Retype exactly what runs from the first line of the data to the line with "values_1999 = [93.15, 1.9, 3.05, 1.9]", keeping both of those lines and skipping pictures.
** Begin **
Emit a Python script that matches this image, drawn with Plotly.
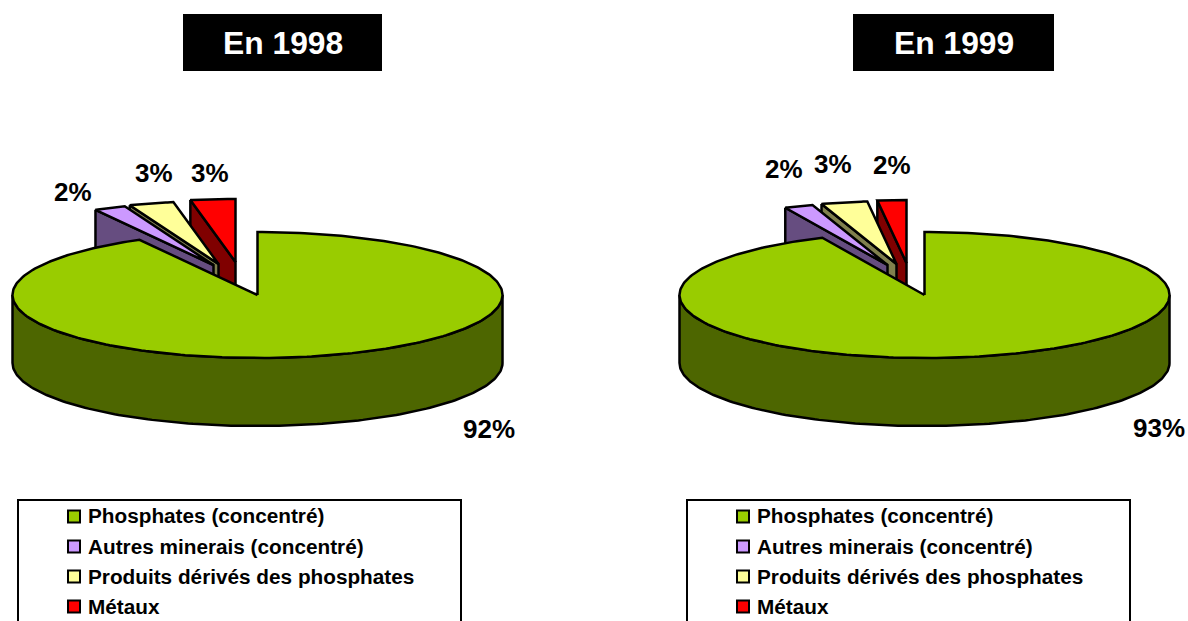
import numpy as np
import plotly.graph_objects as go

# ---- data ----
categories = ["Phosphates (concentré)", "Autres minerais (concentré)",
              "Produits dérivés des phosphates", "Métaux"]
years = ["En 1998", "En 1999"]
values_1998 = [92.0, 2.1, 2.95, 2.95]
values_1999 = [93.15, 1.9, 3.05, 1.9]

# ---- style / layout ----
W, H = 1188, 621
top_colors = ["#99CC00", "#CC99FF", "#FFFF99", "#FF0000"]
side_colors = ["#4D6600", "#664D80", "#80804D", "#800000"]
RX, RY, DEPTH = 245, 63, 68
panels = [
    dict(cx=257.5, cy=295, values=values_1998, title=years[0],
         title_box=(183, 382), legend_box=(18, 461), swatch=74, text=86,
         offsets=[(0, 0), (-44, -30), (-39, -31), (-22, -33)],
         label_xy=[(489, 429), (73, 192), (154, 173), (210, 173)]),
    dict(cx=924.5, cy=295, values=values_1999, title=years[1],
         title_box=(853, 1054), legend_box=(687, 1130), swatch=743, text=755,
         offsets=[(0, 0), (-37, -30), (-28, -31), (-18, -32)],
         label_xy=[(1159, 428), (784, 169), (833, 164), (892, 165)]),
]
LEGEND_Y = [516.5, 546.5, 576.5, 606.5]
LEGEND_TEXT_Y = [515.5, 546, 576.5, 606.5]
FONT = "Liberation Sans, Arial, sans-serif"


def ell(cx, cy, deg):
    a = np.radians(deg)
    return cx + RX * np.sin(a), cy - RY * np.cos(a)


def poly(fig, xs, ys, color):
    fig.add_trace(go.Scatter(x=list(xs), y=list(ys), mode="lines", fill="toself",
                             fillcolor=color, line=dict(color="black", width=2.5, shape="linear"),
                             hoverinfo="skip", showlegend=False))


fig = go.Figure()
shapes, annotations = [], []

for p in panels:
    total = sum(p["values"])
    # slices run clockwise from 12 o'clock; cumulative angles come from the values
    cum = np.cumsum([0] + list(p["values"])) / total * 360

    # exploded small slices back to front, the large slice is painted over them
    for i in (3, 2, 1):
        dx, dy = p["offsets"][i]
        cx, cy = p["cx"] + dx, p["cy"] + dy
        a0, a1 = cum[i], cum[i + 1]
        ox, oy = ell(cx, cy, a0)
        # side wall along the leading radial edge
        poly(fig, [ox, cx, cx, ox, ox], [oy, cy, cy + DEPTH, oy + DEPTH, oy], side_colors[i])
        t = np.linspace(a0, a1, 24)
        ax, ay = ell(cx, cy, t)
        poly(fig, [cx, *ax, cx], [cy, *ay, cy], top_colors[i])

    # large slice: outer wall, then top
    cx, cy = p["cx"], p["cy"]
    t = np.linspace(90, 270, 160)
    wx, wy = ell(cx, cy, t)
    poly(fig, [*wx, *wx[::-1], wx[0]], [*wy, *(wy[::-1] + DEPTH), wy[0]], side_colors[0])
    t = np.linspace(cum[0], cum[1], 300)
    ax, ay = ell(cx, cy, t)
    poly(fig, [cx, *ax, cx], [cy, *ay, cy], top_colors[0])

    # percentage labels
    for v, (lx, ly) in zip(p["values"], p["label_xy"]):
        annotations.append(dict(x=lx, y=ly, text=f"{round(v)}%", showarrow=False,
                                xanchor="center", yanchor="middle",
                                font=dict(family=FONT, size=26, color="black", weight="bold")))

    # title box
    x0, x1 = p["title_box"]
    shapes.append(dict(type="rect", x0=x0, x1=x1, y0=14, y1=71, xref="x", yref="y",
                       fillcolor="black", line=dict(color="black", width=0)))
    annotations.append(dict(x=(x0 + x1) / 2, y=43, text=p["title"], showarrow=False,
                            xanchor="center", yanchor="middle",
                            font=dict(family=FONT, size=31.8, color="white", weight="bold")))

    # legend box (runs off the bottom of the picture)
    x0, x1 = p["legend_box"]
    shapes.append(dict(type="rect", x0=x0, x1=x1, y0=500, y1=640, xref="x", yref="y",
                       fillcolor="white", line=dict(color="black", width=2), layer="below"))
    for name, col, ly, ty in zip(categories, top_colors, LEGEND_Y, LEGEND_TEXT_Y):
        fig.add_trace(go.Scatter(x=[p["swatch"]], y=[ly], mode="markers",
                                 marker=dict(symbol="square", size=12, color=col,
                                             line=dict(color="black", width=2)),
                                 hoverinfo="skip", showlegend=False))
        annotations.append(dict(x=p["text"], y=ty, text=name, showarrow=False,
                                xanchor="left", yanchor="middle",
                                font=dict(family=FONT, size=20.75, color="black", weight="bold")))

fig.update_layout(
    width=W, height=H, autosize=False,
    margin=dict(l=0, r=0, t=0, b=0, pad=0),
    paper_bgcolor="white", plot_bgcolor="white",
    xaxis=dict(range=[0, W], visible=False, fixedrange=True),
    yaxis=dict(range=[H, 0], visible=False, fixedrange=True),
    shapes=shapes, annotations=annotations, showlegend=False,
)

fig.write_html("out.html", config={"displayModeBar": False},
               post_script="document.body.style.margin='0';")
** End **
# Finished exercise:
Emit a Python script that matches this image, drawn with Plotly.
import numpy as np
import plotly.graph_objects as go

# ---- data ----
categories = ["Phosphates (concentré)", "Autres minerais (concentré)",
              "Produits dérivés des phosphates", "Métaux"]
years = ["En 1998", "En 1999"]
values_1998 = [92.0, 2.1, 2.95, 2.95]
values_1999 = [93.15, 1.9, 3.05, 1.9]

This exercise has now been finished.